Camille Pascal en perçoit aussi certaines grandeurs. Si près du siècle de La Bruyère, ces vieilles badernes nous font de singuliers caractères. Le face-à-face avec la duchesse du Maine et Philippe d’Orléans occupe l’essentiel du roman révélant aussi sa perspective. Souvent en pleine enquête policière, on voit le régent capable d’analyser avec la froideur et l’intelligence d’un homme d’État une situation pour en dénouer le fil. Passionaria des complots, son adversaire s’en tient à la beauté du geste et réussit juste à insuffler un peu de charisme viril à des conjurés qui en manquent singulièrement. Il en faudra plus pour intimider la tête du pouvoir, laquelle parvient à force de malice, d’intelligence et de sens politique à déjouer la conjuration. In fine, la ruse l’emporte sur le sens de l’honneur et le sens de l’État sur la beauté du geste chevaleresque. Les lâchetés, les inconséquences des conjurés finissent par les perdre… Si de Brutus en Boulanger, les conspirateurs manquent rarement de courage et d’esprit bravache, leur intelligence politique égale rarement celle des vers de terre. On retrouve derrière les menées de la duchesse du Maine toute la tradition française des guerres folles, des frondes aristocratiques, des putschs burlesques ou des chouanneries perdues d’avance – cette tradition qui inspirait tant les romantiques.
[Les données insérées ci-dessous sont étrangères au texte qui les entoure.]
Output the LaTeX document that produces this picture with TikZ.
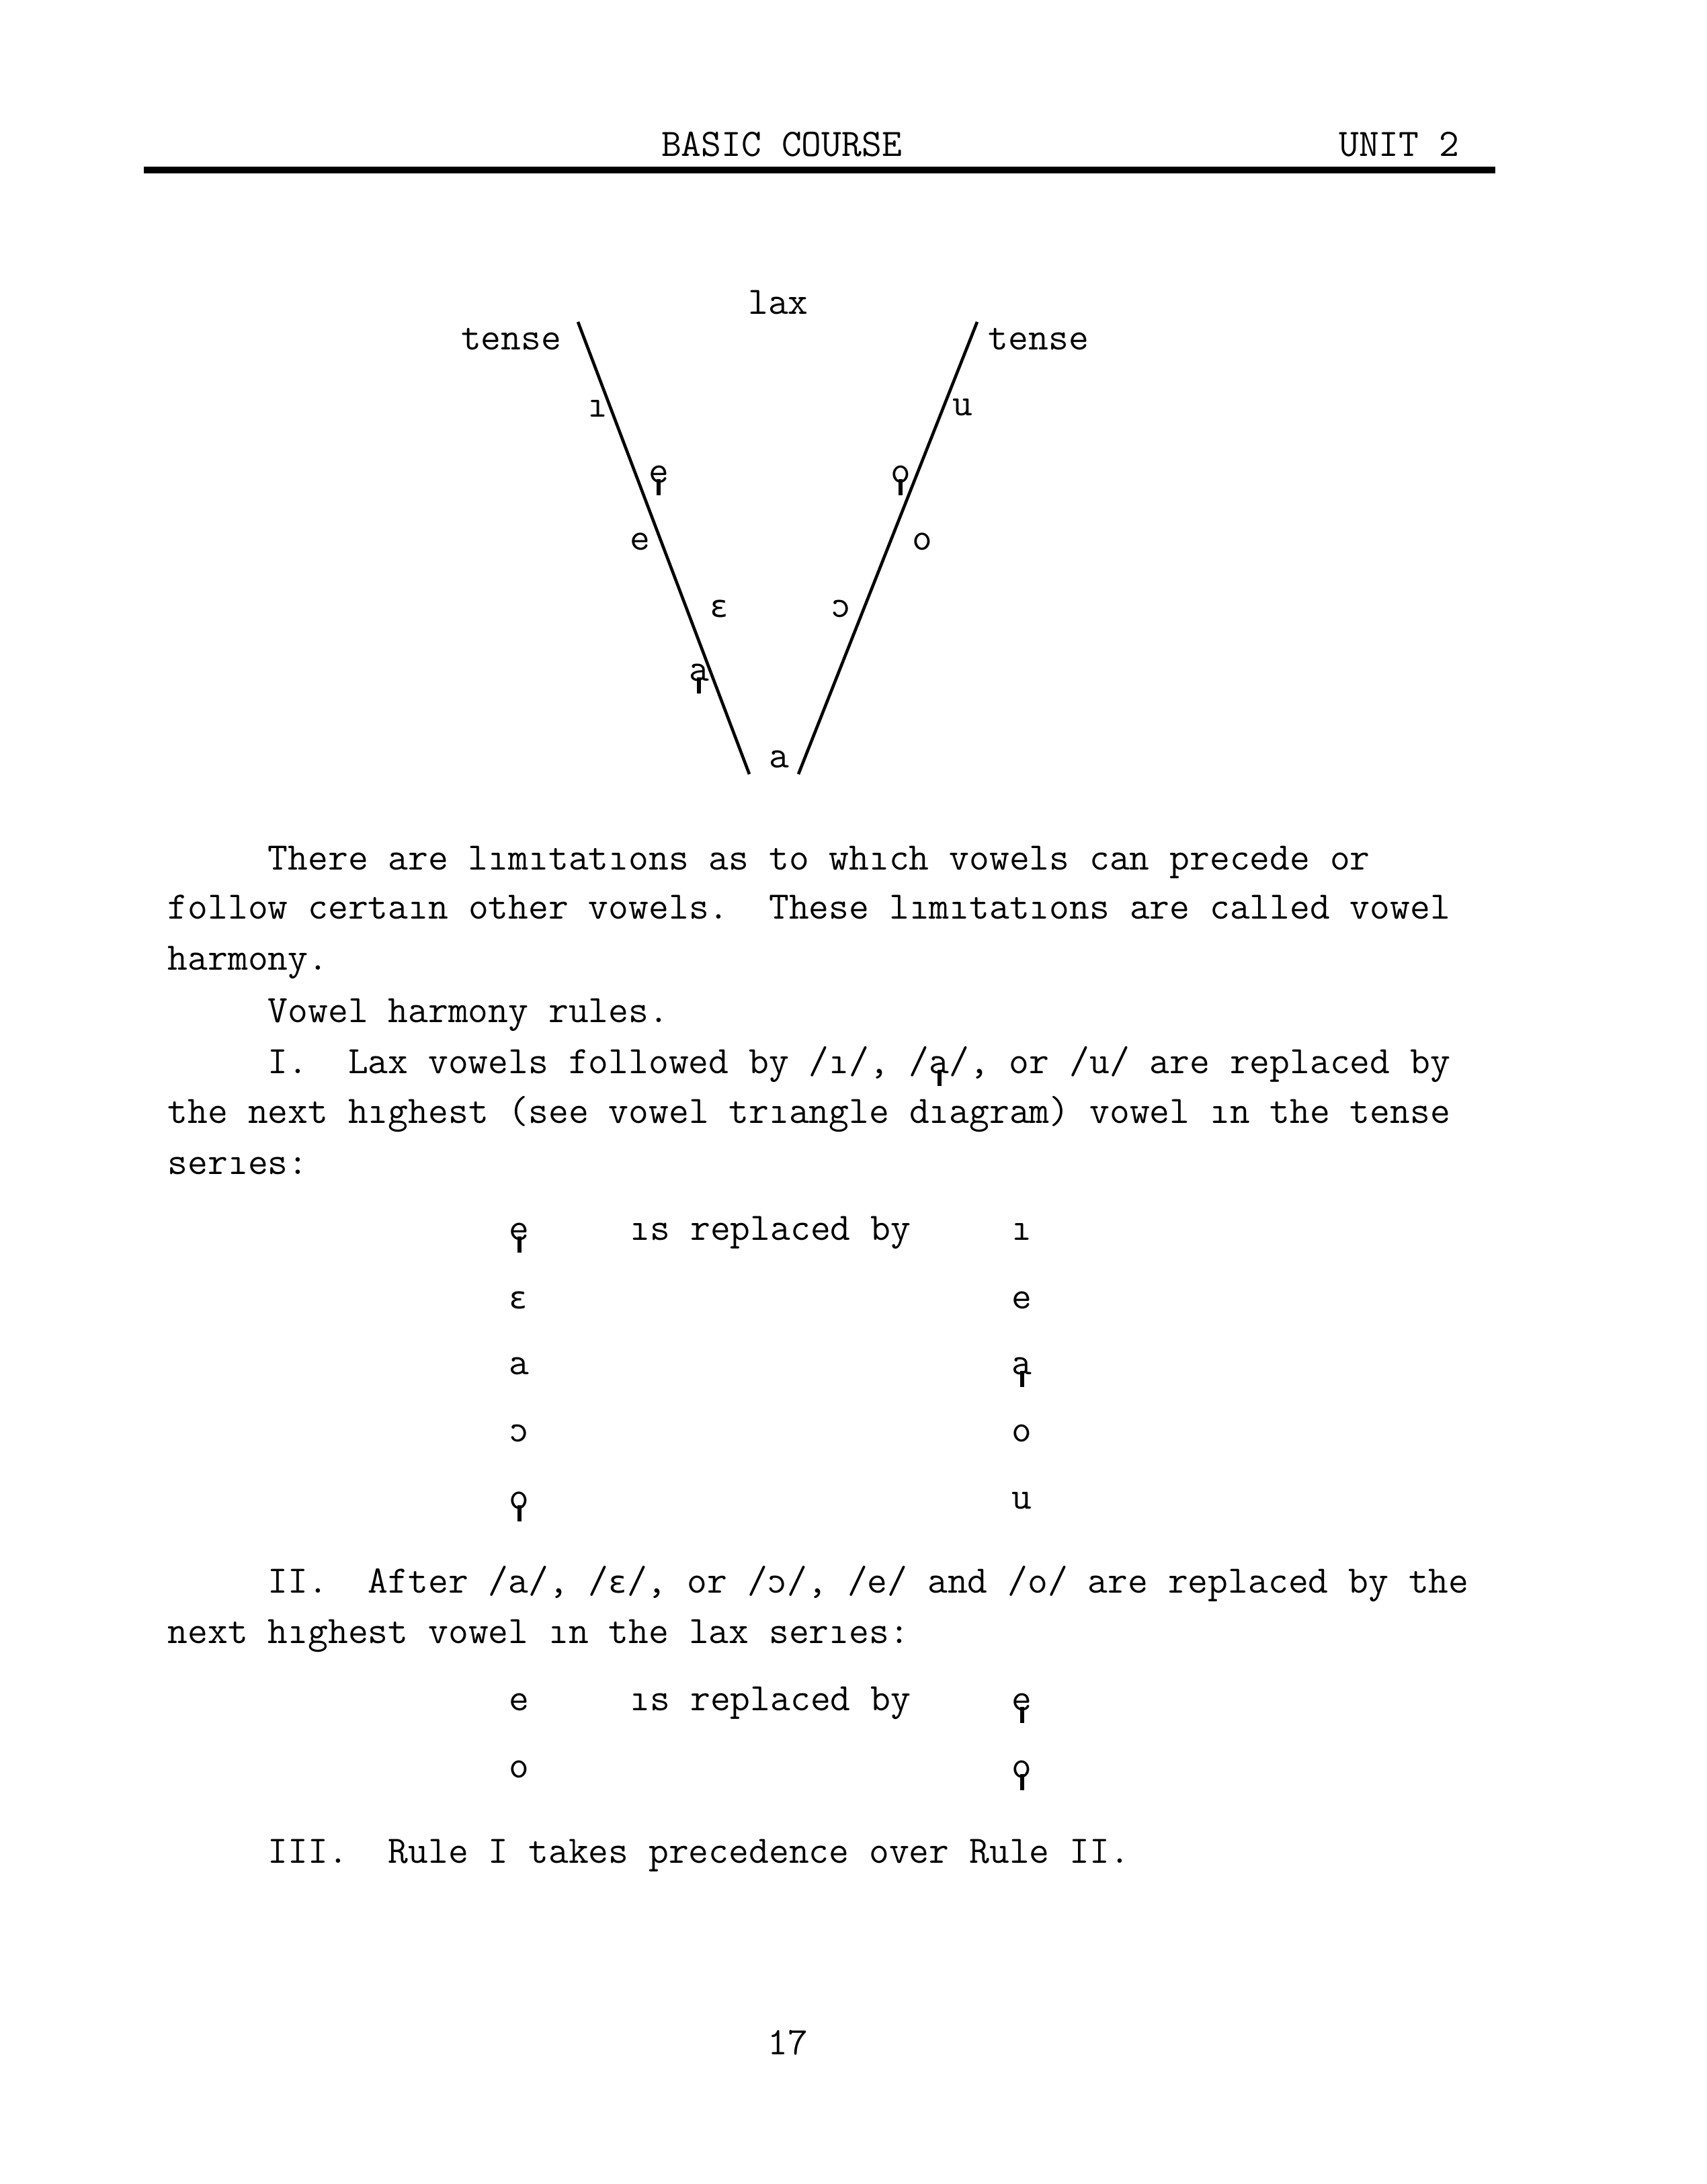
\documentclass[tikz,border=0pt]{standalone}
\usepackage{fontspec}
\usepackage{graphicx}
\usetikzlibrary{positioning}

\newfontfamily\ipafont[Scale=MatchLowercase]{DejaVu Sans Mono}
\newcommand\tw{\fontsize{13.95}{18}\selectfont\ttfamily\frenchspacing}
\newcommand\stemv[1]{\mbox{\ooalign{#1\cr\hidewidth\rule[-0.33em]{0.1em}{0.42em}\hidewidth\cr}}}
\newcommand\epsv{{\ipafont ɛ}}
\newcommand\openo{\reflectbox{c}}

\tikzset{
  line/.style={anchor=base west,inner sep=0pt,font=\tw},
  vowel/.style={anchor=base,inner sep=0pt,font=\tw},
  side/.style={draw,line width=1.1pt},
}

\begin{document}
\begin{tikzpicture}[x=0.240945pt,y=-0.240945pt]

  \path [fill=white,use as bounding box] (0,0) rectangle (2540,3250);

  % running head
  \node [vowel] (course) at (1163,232) {BASIC COURSE};
  \node [vowel,anchor=base east] (unit) at (2172,232) {UNIT 2};
  \coordinate (rule_l) at (214,253);
  \coordinate (rule_r) at (2225,253);
  \path [draw,line width=2.3pt] (rule_l) -- (rule_r);

  % vowel triangle
  \coordinate (l_top) at (860,479);
  \coordinate (l_bot) at (1115,1152);
  \coordinate (r_top) at (1454,479);
  \coordinate (r_bot) at (1188,1152);
  \path [side] (l_top) -- (l_bot);
  \path [side] (r_top) -- (r_bot);

  \node [vowel] (lax) at (1158,467) {lax};
  \node [line,anchor=base east] (tense_l) at (836,520) {tense};
  \node [line] (tense_r) at (1470,520) {tense};

  \node [vowel] (v_i) at (889,620) {ı};
  \node [vowel] (v_es) at (980,718) {\stemv{e}};
  \node [vowel] (v_e) at (952,818) {e};
  \node [vowel] (v_eps) at (1070,918) {\epsv};
  \node [vowel] (v_as) at (1040,1013) {\stemv{a}};
  \node [vowel] (v_a) at (1159,1142) {a};
  \node [vowel] (v_u) at (1432,618) {u};
  \node [vowel] (v_os) at (1340,718) {\stemv{o}};
  \node [vowel] (v_o) at (1372,818) {o};
  \node [vowel] (v_oo) at (1252,918) {\openo};

  % text
  \node [line] (p1) at (398,1294) {There are lımıtatıons as to whıch vowels can precede or};
  \node [line] (p2) at (249,1367) {follow certaın other vowels.\ \ These lımıtatıons are called vowel};
  \node [line] (p3) at (249,1443) {harmony.};
  \node [line] (p4) at (398,1521) {Vowel harmony rules.};
  \node [line] (r1a) at (398,1597) {I.\ \ Lax vowels followed by /ı/, /\stemv{a}/, or /u/ are replaced by};
  \node [line] (r1b) at (249,1671) {the next hıghest (see vowel trıangle dıagram) vowel ın the tense};
  \node [line] (r1c) at (249,1747) {serıes:};

  \node [line] (t1_l1) at (757,1845) {\stemv{e}};
  \node [line] (t1_m) at (937,1845) {ıs replaced by};
  \node [line] (t1_r1) at (1505,1845) {ı};
  \node [line] (t1_l2) at (757,1947) {\epsv};
  \node [line] (t1_r2) at (1505,1947) {e};
  \node [line] (t1_l3) at (757,2045) {a};
  \node [line] (t1_r3) at (1505,2045) {\stemv{a}};
  \node [line] (t1_l4) at (757,2145) {\openo};
  \node [line] (t1_r4) at (1505,2145) {o};
  \node [line] (t1_l5) at (757,2245) {\stemv{o}};
  \node [line] (t1_r5) at (1505,2245) {u};

  \node [line] (r2a) at (398,2370) {II.\ \ After /a/, /\epsv/, or /\openo/, /e/ and /o/ are replaced by the};
  \node [line] (r2b) at (249,2445) {next hıghest vowel ın the lax serıes:};

  \node [line] (t2_l1) at (757,2545) {e};
  \node [line] (t2_m) at (937,2545) {ıs replaced by};
  \node [line] (t2_r1) at (1505,2545) {\stemv{e}};
  \node [line] (t2_l2) at (757,2645) {o};
  \node [line] (t2_r2) at (1505,2645) {\stemv{o}};

  \node [line] (r3) at (398,2772) {III.\ \ Rule I takes precedence over Rule II.};

  \node [vowel] (folio) at (1172,3057) {17};

\end{tikzpicture}
\end{document}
À y regarder, il est un autre combat plus implicite et latent que le pouvoir ne parvient pas à gagner : « Le régent craignait bien davantage la fronde du Parlement que les mouvements de deux malheureux princes, marionnettes de deux femmes ivres de pouvoir, la vieille guenipe de Saint-Cyr qui les avaient toujours couvés de ses jupes de fausse prude et la folle naine de Sceaux ». Le pouvoir craint surtout que les politiques plus avisés ne lancent le peuple à l’assaut des grilles du palais – manœuvre à laquelle les parlements s’emploieront vers la fin de l’Ancien Régime. Le peuple ne fait plus automatiquement confiance. Et tant chez ces nobles baroques et suicidaires, cette Église impie, cette cour débauchée que ce régent neurasthénique… on voit tout le royaume remué par une crise de sa propre conscience que Camille Pascal identifie et restitue. « Personne n’aime à s’incliner devant la poussière de l’Ecclésiaste de peur d’éternuer » aime écrire l’auteur ; en mesurant l’actualité de ce léger parfum romanesque de doute et de contestation, on pourrait dire avec le livre le plus désabusé de la Bible : « Rien de nouveau sous le soleil ».

Camille Pascal, L’Air était tout en feu, Robert Laffont, 2022, 352 pages, 22,00€.